Drogue, homosexualité: un film abat les tabous arabes israéliens

« Bar Bahar » raconte un choc des cultures: celle de Nour, voilée et conservatrice, et celle de Leïla et Salma, jeunes Arabes israéliennes qui font les 400 coups dans l’anonymat de Tel-Aviv. Mais le vrai choc, sa réalisatrice l’a ressenti quand on l’a menacée de mort.

Avec son premier long-métrage sorti en janvier en Israël, Maysaloun Hammoud, 35 ans, frappe fort.

En deux heures, la réalisatrice originaire de Galilée s’attaque aux tabous de la société arabe israélienne: il y a la drogue, l’alcool, l’homosexualité de Salma, refusée en bloc par sa famille chrétienne, l’indépendance de Leïla, qui préfère quitter son petit ami lorsqu’elle découvre qu’il est bien plus conservateur qu’il ne le prétend.

Il y a surtout l’histoire de Nour, originaire de la ville conservatrice d’Oum al-Fahem, bastion en Israël du Mouvement islamique, proche des Frères musulmans.

Nour est d’abord choquée par l’attitude de ses colocataires quand elle emménage dans leur appartement de Tel-Aviv, mais finit par se rebeller contre sa famille et les traditions. Elle quitte son fiancé Wissam, barbu et peu avare de formules religieuses, après que celui-ci la viole, une scène montrée à l’écran.

Le film sortira en France fin mars, sous le titre "Je danserai si je veux". Déjà sorti aux Etats-Unis, il a été salué par le magazine Variety comme un drame "convaincant" et par le Hollywood Reporter comme un "premier film pétillant". Il a été primé au festival de San Sebastian (Espagne).
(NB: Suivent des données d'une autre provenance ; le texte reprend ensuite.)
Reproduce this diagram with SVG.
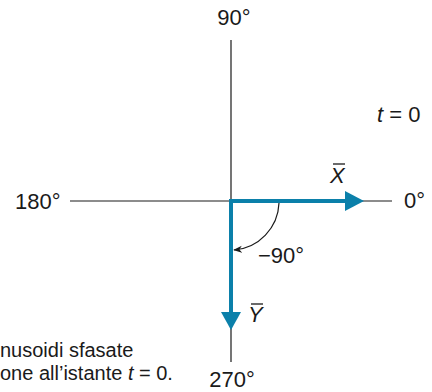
<svg xmlns="http://www.w3.org/2000/svg" width="432" height="392" viewBox="0 0 432 392">
<style>
.axis{stroke:#1a1a1a;stroke-width:1.2;fill:none}
.vec{stroke:#0b80aa;stroke-width:4;fill:none}
.head{fill:#0b80aa}
.lbl{font-family:"Liberation Sans",Arial,sans-serif;font-size:22px;fill:#1a1a1a}
.cap{font-family:"Liberation Sans",Arial,sans-serif;font-size:20px;fill:#1a1a1a}
.it{font-style:italic}
</style>
<defs>
<marker id="arc-head" viewBox="0 0 10 10" refX="9" refY="5" markerWidth="9" markerHeight="9" markerUnits="userSpaceOnUse" orient="auto">
<path d="M0,1 L10,5 L0,9 L3,5 Z" fill="#1a1a1a"/>
</marker>
</defs>
<g id="connectors">
<line id="axis-v" class="axis" x1="231" y1="40" x2="231" y2="362"/>
<line id="axis-h" class="axis" x1="70" y1="201" x2="392" y2="201"/>
<path id="angle-arc" d="M279,203 A49,49 0 0 1 234,250" fill="none" stroke="#1a1a1a" stroke-width="1.2" marker-end="url(#arc-head)"/>
</g>
<g id="vector-X">
<line class="vec" x1="229" y1="201" x2="349" y2="201"/>
<polygon class="head" points="345,191 364,201 345,211"/>
<text class="lbl it" x="330" y="183">X</text>
<line x1="333" y1="164" x2="345" y2="164" stroke="#1a1a1a" stroke-width="1.3"/>
</g>
<g id="vector-Y">
<line class="vec" x1="231" y1="199" x2="231" y2="315"/>
<polygon class="head" points="221,312 231,330 241,312"/>
<text class="lbl it" x="248" y="322">Y</text>
<line x1="251" y1="304" x2="263" y2="304" stroke="#1a1a1a" stroke-width="1.3"/>
</g>
<g id="label-90"><text class="lbl" x="234" y="25" text-anchor="middle">90°</text></g>
<g id="label-180"><text class="lbl" x="15" y="209">180°</text></g>
<g id="label-0"><text class="lbl" x="404" y="208">0°</text></g>
<g id="label-270"><text class="lbl" x="232" y="387" text-anchor="middle">270°</text></g>
<g id="label-minus90"><text class="lbl" x="258" y="263">−90°</text></g>
<g id="label-t0"><text class="lbl" x="377" y="122"><tspan class="it">t</tspan> = 0</text></g>
<g id="caption">
<text class="cap" x="0" y="357">nusoidi sfasate</text>
<text class="cap" x="0" y="380">one all’istante <tspan class="it">t</tspan> = 0.</text>
</g>
</svg>
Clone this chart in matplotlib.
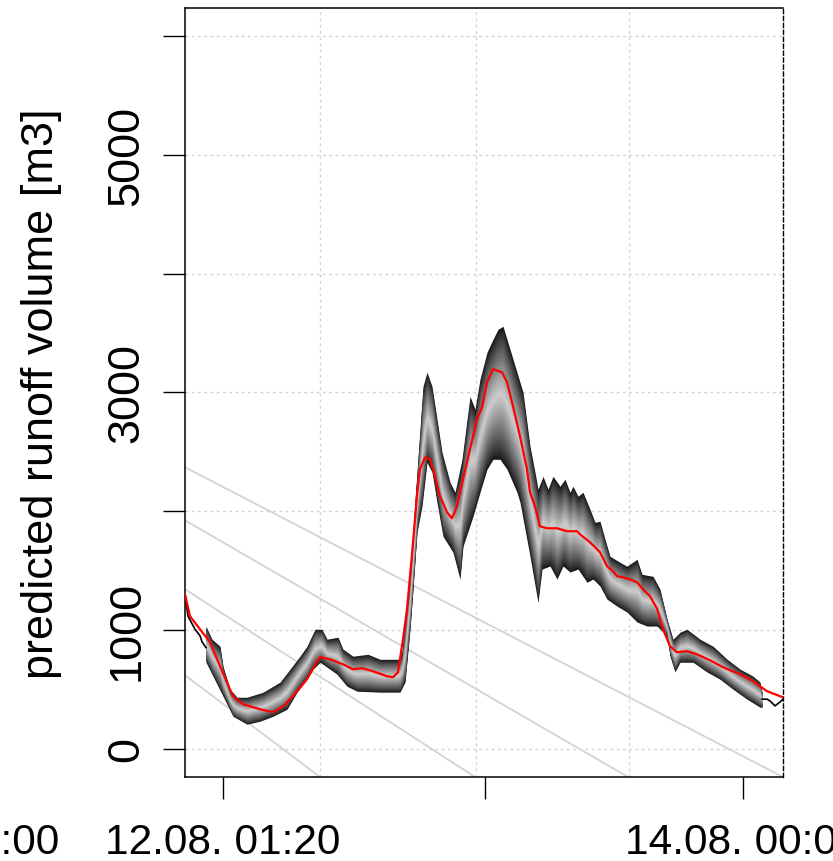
import numpy as np
import matplotlib
matplotlib.use("Agg")
import matplotlib.pyplot as plt

plt.rcParams['font.family'] = ['Liberation Sans', 'DejaVu Sans']

# x = time step (10 min) counted from the left edge of the plot
# median of the ensemble (red)
med_t = [0, 5, 15, 25, 35, 42, 48, 58, 75, 88, 98, 108, 122, 132, 135, 145, 158, 168,
         177, 188, 202, 208, 213, 218, 222, 227, 230, 232, 235, 240, 245, 250, 255, 262,
         267, 272, 278, 285, 292, 297, 302, 308, 317, 322, 328, 335, 342, 345, 350,
         355, 362, 372, 382, 392, 395, 405, 415, 422, 428, 432, 438, 445, 452, 458, 465,
         472, 478, 485, 492, 502, 512, 525, 538, 555, 568, 582, 595, 598]
med_v = [1300, 1115, 1005, 896, 693, 559, 441, 373, 331, 306, 356, 441, 584, 735, 769, 752,
         710, 668, 677, 651, 609, 601, 643, 921, 1174, 1637, 1932, 2142, 2353, 2454, 2437,
         2294, 2126, 1991, 1940, 2041, 2269, 2522, 2774, 2875, 3086, 3196, 3170, 3086, 2884,
         2631, 2353, 2159, 2041, 1873, 1856, 1856, 1831, 1831, 1805, 1738, 1654, 1536,
         1494, 1452, 1443, 1426, 1401, 1342, 1283, 1180, 1005, 862, 811, 820, 794, 744, 685,
         626, 567, 483, 441, 432]

# upper envelope of the ensemble
up_t = [21, 27, 35, 38, 45, 52, 62, 78, 95, 105, 115, 122, 130, 137, 142, 153, 158, 168,
        183, 195, 213, 217, 225, 232, 238, 242, 247, 252, 257, 265, 270, 277, 285, 290, 295,
        302, 308, 313, 318, 322, 328, 338, 345, 350, 353, 358, 363, 368, 375, 380, 385, 388,
        393, 398, 405, 410, 415, 420, 425, 435, 442, 452, 457, 468, 475, 482, 488, 495, 502,
        515, 528, 542, 555, 568, 575, 577]
up_v = [1030, 921, 862, 693, 500, 432, 432, 474, 559, 668, 778, 862, 1005, 1005, 921, 938,
        837, 778, 794, 752, 752, 811, 1485, 2328, 3052, 3170, 3052, 2774, 2496, 2244, 2159,
        2437, 2968, 2859, 3111, 3339, 3448, 3533, 3558, 3448, 3280, 3002, 2547, 2328, 2185,
        2294, 2185, 2294, 2210, 2269, 2159, 2210, 2126, 2159, 2016, 1906, 1915, 1763, 1620,
        1569, 1536, 1595, 1468, 1451, 1342, 1090, 921, 980, 1005, 921, 862, 753, 669, 610,
        559, 474]

# lower envelope of the ensemble
lo_t = [21, 28, 38, 48, 62, 75, 88, 102, 112, 122, 128, 135, 145, 152, 162, 172, 195, 215,
        220, 225, 228, 232, 237, 242, 247, 252, 258, 268, 275, 278, 288, 295, 302, 308, 315,
        322, 332, 335, 345, 353, 357, 365, 372, 378, 385, 393, 402, 408, 415, 422, 432, 442,
        452, 462, 472, 482, 485, 490, 495, 508, 522, 535, 548, 562, 575, 577]
lo_v = [727, 609, 441, 272, 205, 230, 272, 331, 474, 584, 668, 727, 668, 626, 525, 483,
        475, 475, 559, 1005, 1342, 1822, 2041, 2412, 2328, 2075, 1789, 1654, 1426, 1704,
        1957, 2159, 2353, 2437, 2437, 2353, 2159, 2075, 1620, 1230, 1512, 1538, 1428, 1538,
        1487, 1512, 1401, 1428, 1369, 1259, 1200, 1150, 1066, 1032, 1032, 948, 780, 645,
        727, 727, 645, 584, 500, 416, 348, 348]

# observed runoff (black), visible outside the ensemble
obs_t1 = [0, 3, 10, 15, 17, 21]
obs_v1 = [1300, 1115, 1005, 950, 900, 850]
obs_t2 = [577, 582, 585, 590, 595, 598]
obs_v2 = [416, 416, 401, 359, 392, 416]

# grey reference lines: value at the left edge, step where they reach the bottom
ref_start = [2370, 1923, 1342, 618]
ref_end = [598, 443, 290, 135]

x_ticks = [38, 300, 558]
x_ticklabels = ['12.08. 01:20', '', '14.08. 00:00']
x_offlabel_t = -242
x_offlabel = '11.08. 00:00'
x_grid = [135, 291, 444, 598]
y_ticks = [0, 1000, 2000, 3000, 4000, 5000, 6000]
y_ticklabels = ['0', '1000', '', '3000', '', '5000', '']

xmin, xmax = 0, 598
ymin, ymax = -240, 6240
fs = 30.5
fs_y = 32.5

fig = plt.figure(figsize=(8.33, 8.62), dpi=100)
ax = fig.add_axes([185 / 833, 1 - 778 / 862, 598 / 833, 769 / 862])
ax.set_xlim(xmin, xmax)
ax.set_ylim(ymin, ymax)

# grid
for g in x_grid:
    ax.axvline(g, color='#d3d3d3', lw=1.0, dashes=(2, 2.5), zorder=1)
for g in y_ticks:
    ax.axhline(g, color='#d3d3d3', lw=1.0, dashes=(2, 2.5), zorder=1)

# reference lines
for v0, x1 in zip(ref_start, ref_end):
    ax.plot([0, x1], [v0, ymin], color='#d3d3d3', lw=1.3, zorder=2)

# ensemble fan: dark outside, light inside
xs = np.arange(up_t[0], up_t[-1] + 1)
up = np.interp(xs, up_t, up_v)
lo = np.interp(xs, lo_t, lo_v)
mid = (up + lo) / 2
n = 16
for i in range(n):
    f = i / n
    g = 0.11 + 0.68 * (i / (n - 1)) ** 0.9
    ax.fill_between(xs, lo + f * (mid - lo), up - f * (up - mid),
                    color=(g, g, g), lw=0, zorder=3)

ax.plot(obs_t1, obs_v1, color='black', lw=1.2, zorder=4)
ax.plot(obs_t2, obs_v2, color='black', lw=1.2, zorder=4)
ax.plot(med_t, med_v, color='red', lw=1.6, zorder=5)

# axes styling
for s in ['left', 'top', 'bottom']:
    ax.spines[s].set_linewidth(1.1)
ax.spines['right'].set_linestyle((0, (3, 2)))
ax.spines['right'].set_linewidth(1.0)

ax.set_xticks(x_ticks)
ax.set_xticklabels(x_ticklabels, fontsize=fs)
ax.set_yticks(y_ticks)
ax.set_yticklabels(y_ticklabels, fontsize=fs_y, rotation=90, va='center')
ax.tick_params(axis='both', direction='out', length=16, width=1.0)
ax.tick_params(axis='x', pad=16.5)
ax.tick_params(axis='y', pad=11)

ax.annotate(x_offlabel, xy=(x_offlabel_t, 0), xycoords=('data', 'axes fraction'),
            xytext=(0, -32.5), textcoords='offset points', ha='center', va='top',
            fontsize=fs, annotation_clip=False)

fig.text(42 / 833, 1 - 394 / 862, 'predicted runoff volume [m3]', rotation=90,
         ha='center', va='center', fontsize=fs_y)

fig.savefig('out.png', dpi=100)
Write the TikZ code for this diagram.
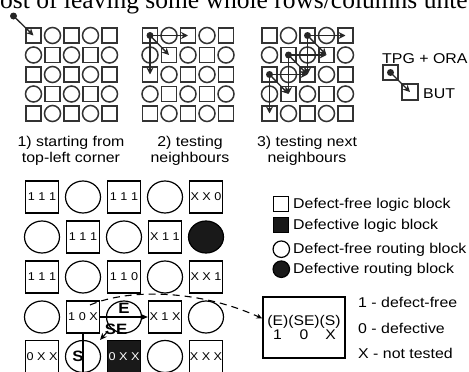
\documentclass[tikz,border=0pt]{standalone}
\usepackage{fontspec}
\setmainfont{Liberation Sans}[FakeStretch=1.12]
\newfontfamily\serifpart{Liberation Serif}
\usepackage{tikz}
\usetikzlibrary{arrows.meta, shapes.geometric, positioning}

\begin{document}
\begin{tikzpicture}[
    x=1pt, y=-1pt,
    cell/.style={rectangle, draw=black!80, line width=1.5pt, minimum size=15pt, inner sep=0pt},
    route/.style={circle, draw=black!80, line width=1.5pt, minimum size=16pt, inner sep=0pt},
    dot/.style={circle, fill=black!85, minimum size=7pt, inner sep=0pt},
    tarrow/.style={-{Stealth[length=7pt, width=7pt]}, line width=1.3pt, black!85},
    barrow/.style={-{Stealth[length=7pt, width=6pt]}, line width=1.1pt},
    lblock/.style={rectangle, draw, line width=1.4pt, minimum width=33pt, minimum height=32pt, inner sep=0pt, font=\fontsize{11.3}{12}\selectfont},
    rblock/.style={ellipse, draw, line width=1.2pt, minimum width=35pt, minimum height=32pt, inner sep=0pt},
    caption/.style={align=center, font=\fontsize{14.2}{16}\selectfont, inner sep=0pt},
    legend/.style={anchor=base west, font=\fontsize{14.2}{16}\selectfont, inner sep=0pt},
    dirlabel/.style={font=\fontsize{15}{16}\selectfont\bfseries, inner sep=0pt}
]
\useasboundingbox (0,0) rectangle (469,372);
\clip (0,0) rectangle (469,372);

\node[anchor=base west, inner sep=0pt, font=\serifpart\fontsize{25.5}{28}\selectfont] (cutline) at (0,8.5) {ost of leaving some whole rows/columns unte};

\foreach \g/\x in {1/33.5, 2/150, 3/269.5} {
  \foreach \r in {1,...,5} {
    \foreach \c in {1,...,5} {
      \pgfmathtruncatemacro{\odd}{mod(\r+\c,2)}
      \ifnum\odd=0
        \node[cell] (g\g-\r-\c) at ({\x+19*(\c-1)}, {35.5+19.5*(\r-1)}) {};
      \else
        \node[route] (g\g-\r-\c) at ({\x+19*(\c-1)}, {35.5+19.5*(\r-1)}) {};
      \fi
    }
  }
}

\node[dot] (start) at (13.5,16) {};
\draw[tarrow] (start.center) -- (g1-1-1.center);

\node[dot] (d2) at (g2-1-1) {};
\draw[tarrow] (d2.center) -- (g2-1-3.center);
\draw[tarrow] (d2.center) -- (g2-2-2.center);
\draw[tarrow] (d2.center) -- (g2-3-1.center);

\node[dot] (d3a) at (g3-1-3) {};
\node[dot] (d3b) at (g3-2-2) {};
\node[dot] (d3c) at (g3-3-1) {};
\draw[tarrow] (d3a.center) -- (g3-1-5.center);
\draw[tarrow] (d3a.center) -- (g3-2-4.center);
\draw[tarrow] (d3a.center) -- (g3-3-3.center);
\draw[tarrow] (d3b.center) -- (g3-2-4.center);
\draw[tarrow] (d3b.center) -- (g3-3-3.center);
\draw[tarrow] (d3b.center) -- (g3-4-2.center);
\draw[tarrow] (d3c.center) -- (g3-3-3.center);
\draw[tarrow] (d3c.center) -- (g3-4-2.center);
\draw[tarrow] (d3c.center) -- (g3-5-1.center);

\node[cell] (tpg) at (390.5,72.5) {};
\node[cell, minimum size=16pt] (but) at (410,92) {};
\node[dot] (tpgdot) at (tpg) {};
\draw[tarrow] (tpgdot.center) -- (but.center);
\node[legend] (tpglabel) at (382,63) {TPG + ORA};
\node[legend] (butlabel) at (423,98) {BUT};

\node[caption] (cap1) at (71,150.5) {1) starting from\\top-left corner};
\node[caption] (cap2) at (190,150.5) {2) testing\\neighbours};
\node[caption] (cap3) at (307,150.5) {3) testing next\\neighbours};

\node[lblock] (c11) at (42,197) {1 1 1};
\node[rblock] (c12) at (83,197) {};
\node[lblock] (c13) at (124,197) {1 1 1};
\node[rblock] (c14) at (165,197) {};
\node[lblock] (c15) at (206,197) {X X 0};
\node[rblock] (c21) at (42,237) {};
\node[lblock] (c22) at (83,237) {1 1 1};
\node[rblock] (c23) at (124,237) {};
\node[lblock] (c24) at (165,237) {X 1 1};
\node[rblock, fill=black!90] (c25) at (206,237) {};
\node[lblock] (c31) at (42,277) {1 1 1};
\node[rblock] (c32) at (83,277) {};
\node[lblock] (c33) at (124,277) {1 1 0};
\node[rblock] (c34) at (165,277) {};
\node[lblock] (c35) at (206,277) {X X 1};
\node[rblock] (c41) at (42,317) {};
\node[lblock] (c42) at (83,317) {1 0 X};
\node[rblock] (c43) at (124,317) {};
\node[lblock] (c44) at (165,317) {X 1 X};
\node[rblock] (c45) at (206,317) {};
\node[lblock] (c51) at (42,356.5) {0 X X};
\node[rblock] (c52) at (83,356.5) {};
\node[lblock, fill=black!90, text=white] (c53) at (124,356.5) {0 X X};
\node[rblock] (c54) at (165,356.5) {};
\node[lblock] (c55) at (206,356.5) {X X X};

\draw[barrow] (c42.east) -- (c44.west);
\node[dirlabel] (elabel) at (124,308.5) {E};
\coordinate (sefrom) at (108,331);
\coordinate (seto) at (100,340);
\draw[barrow] (sefrom) -- (seto);
\node[dirlabel] (selabel) at (116,329) {SE};
\coordinate (send) at (83,380);
\draw[barrow] (c42.south) -- (send);
\node[dirlabel] (slabel) at (78,356) {S};

\node[rectangle, draw, line width=1.4pt, minimum width=82pt, minimum height=61pt, align=center, inner sep=0pt, font=\fontsize{14}{12}\selectfont] (codebox) at (304,327.5) {(E)(SE)(S)\\\makebox[26.5pt]{1}\makebox[26.5pt]{0}\makebox[26.5pt]{X}};
\coordinate (dfrom) at (90,305);
\draw[dash pattern=on 7pt off 5pt, line width=1.1pt, -{Stealth[length=6pt, width=5pt]}] (dfrom) .. controls (130,288) and (200,290) .. ([yshift=9pt]codebox.west);

\node[legend] (free) at (358,307) {1 - defect-free};
\node[legend] (defect) at (358,333) {0 - defective};
\node[legend] (untested) at (358,358) {X - not tested};

\node[cell, line width=1.2pt, draw=black] (lg1) at (280.8,204.2) {};
\node[cell, line width=1.2pt, draw=black, fill=black!90] (lg2) at (280.8,224.7) {};
\node[route, line width=1.2pt, draw=black, minimum size=16.5pt] (lg3) at (281.3,249.2) {};
\node[route, line width=1.2pt, draw=black, fill=black!90, minimum size=16.5pt] (lg4) at (281.3,269.2) {};
\node[legend] (lg1text) at (293,208) {Defect-free logic block};
\node[legend] (lg2text) at (293,229) {Defective logic block};
\node[legend] (lg3text) at (293,253) {Defect-free routing block};
\node[legend] (lg4text) at (293,273) {Defective routing block};
\end{tikzpicture}
\end{document}
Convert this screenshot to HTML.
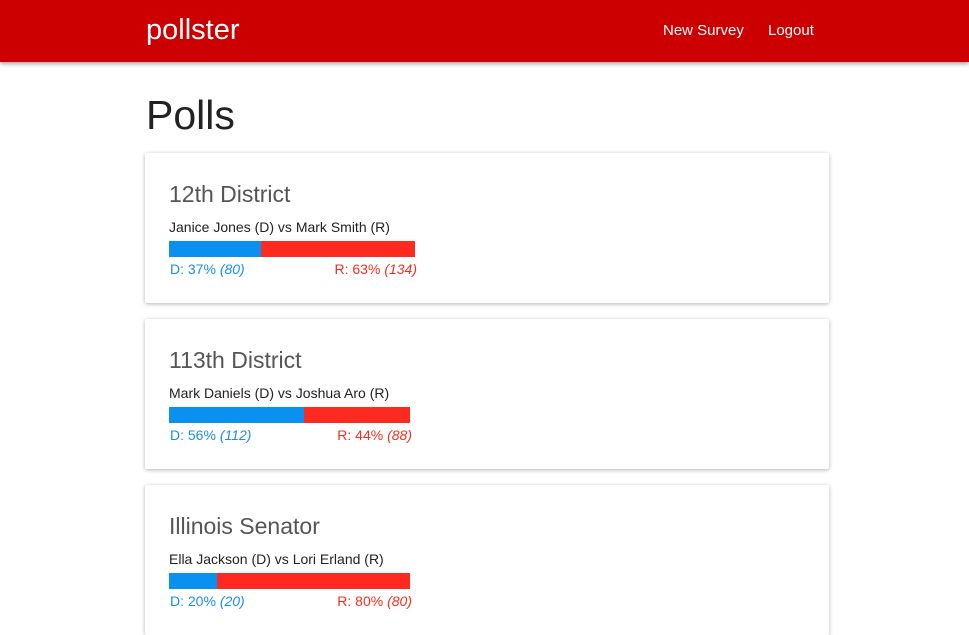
<!DOCTYPE html>
<html><head><meta charset="utf-8"><style>
*{box-sizing:border-box;margin:0;padding:0}
body{width:969px;height:619px;overflow:hidden;background:#fff;font-family:"Liberation Sans",sans-serif;color:#222}
.hdr{position:absolute;left:0;top:0;width:969px;height:62px;background:#cc0000;box-shadow:0 2px 4px rgba(0,0,0,.35)}
.logo{position:absolute;left:146px;top:14px;color:#fff;font-size:29px}
.nav{position:absolute;top:22px;color:#fff;font-size:15px}
h1{position:absolute;left:146px;top:92px;font-size:41px;font-weight:normal;color:#222}
.card{position:absolute;left:145px;width:684px;height:150px;background:#fff;box-shadow:0 1px 4px rgba(0,0,0,.3);border-radius:2px}
.title{position:absolute;left:24px;top:28px;font-size:23px;color:#555;font-weight:300}
.sub{position:absolute;left:24px;top:66px;font-size:14px;color:#222}
.bar{position:absolute;left:24px;top:88px;height:16px;background:#ff2a1f}
.bar .d{height:16px;background:#0a90ef}
.lbl{position:absolute;left:25px;top:108px;font-size:14px;display:flex;justify-content:space-between}
.lbl .dl{color:#1a8ee8}.lbl .rl{color:#f03020}
</style></head><body>
<div class="hdr">
<div class="logo">pollster</div>
<div class="nav" style="left:663px">New Survey</div>
<div class="nav" style="left:768px">Logout</div>
</div>
<h1>Polls</h1>
<div id="cards"></div>
<script>
const titles=["12th District","113th District","Illinois Senator"];
const matchups=["Janice Jones (D) vs Mark Smith (R)","Mark Daniels (D) vs Joshua Aro (R)","Ella Jackson (D) vs Lori Erland (R)"];
const dVotes=[80,112,20];
const rVotes=[134,88,80];
const barW=[246,241,241];
const tops=[153,319,485];
const c=document.getElementById('cards');
titles.forEach((t,i)=>{
 const tot=dVotes[i]+rVotes[i];
 const dp=Math.round(dVotes[i]/tot*100), rp=100-dp;
 const card=document.createElement('div');card.className='card';card.style.top=tops[i]+'px';
 
 
 card.innerHTML=`<div class="title">${t}</div>
<div class="sub">${matchups[i]}</div>
<div class="bar" style="width:${barW[i]}px"><div class="d" style="width:${dVotes[i]/tot*100}%"></div></div>
<div class="lbl" style="width:${barW[i]+1}px"><span class="dl">D: ${dp}% <i>(${dVotes[i]})</i></span><span class="rl">R: ${rp}% <i>(${rVotes[i]})</i></span></div>`;
 c.appendChild(card);
});
</script>
</body></html>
En Israël même, le nombre des entrées n’est pas disponible. Mais il a retenu l’attention, y compris chez les cinéphiles juifs.

A Oum el-Fahem en revanche, il a provoqué une levée de boucliers et a été interdit de projection. La municipalité a dénoncé un film "de bas niveau, sans le moindre élément de vérité".

Maysaloun Hammoud et ses actrices ont même reçu des menaces de mort sur les réseaux sociaux: "Ceux qui parlent en mal d’Oum el-Fahem creusent leur propre tombe" ou "Il vous faudrait une balle dans la tête et une autre dans le coeur".

"En tant qu’artiste, réalisatrice et scénariste, mais aussi en tant que membre de cette société, j’ai le droit d’évoquer tous les sujets que j’estime importants", répond Mme Hammoud, le visage encadré par des cheveux noirs coupés court. Elle porte aux bras plusieurs tatouages, dont un est le titre de son film aux couleurs du drapeau palestinien.

"Le public est le bienvenu s’il veut voir mon film, comme n’importe quel autre. Mais si quelqu’un n’est pas intéressé, qu’il passe son chemin", ajoute-t-elle dans un café de Jaffa, quartier ancien et mixte de Tel-Aviv où elle vit.

Son film met à l’écran ce que la société arabe israélienne tient caché, comme les soirées arrosées où les volutes de cannabis s’élèvent parmi les danseurs, dit-elle.

"Je n’exagère rien, chaque scène est réaliste", martèle-t-elle.

Bar Bahar, littéralement "Entre terre et mer" en arabe, traduit en "Ni ici, ni là" en hébreu, est pour sa réalisatrice, "la voix de toute une génération", celle des jeunes Arabes israéliens, les descendants des Palestiniens restés sur leurs terres à la création d’Israël en 1948, et qui ne se sentent ni Israéliens ni Palestiniens à part entière. Ils représentent un Israélien sur cinq.

Maysaloun Hammoud ne voulait pas faire un film politique à proprement parler. Des films sur l’occupation israélienne des Territoires palestiniens ou sur le conflit en lui-même, "il y en a plein", estime-t-elle. Ce pour quoi elle plaide, ce sont des films qui mettent la société "face à ses contradictions, pour pouvoir avancer".

Elle a préféré mettre en scène un autre conflit, "celui des filles", qu’elle situe "dans un lieu qu’on nous présente comme ouvert et comme accueillant l’altérité". Tel-Aviv est décrite par les Israéliens comme la ville libérale par excellence.

"Mais elles découvrent que même si elles peuvent s’éloigner autant que possible de leur ville d’origine et de leurs traditions, elles ne seront toujours pas acceptées et resteront confrontées au racisme."

L’idée, c’est qu’en sortant du cinéma, ni les Israéliens juifs, ni les Arabes israéliens "ne se sentent bien", car tout le monde en prend pour son grade. Sauf les trois héroïnes, qui finissent le film la tête haute.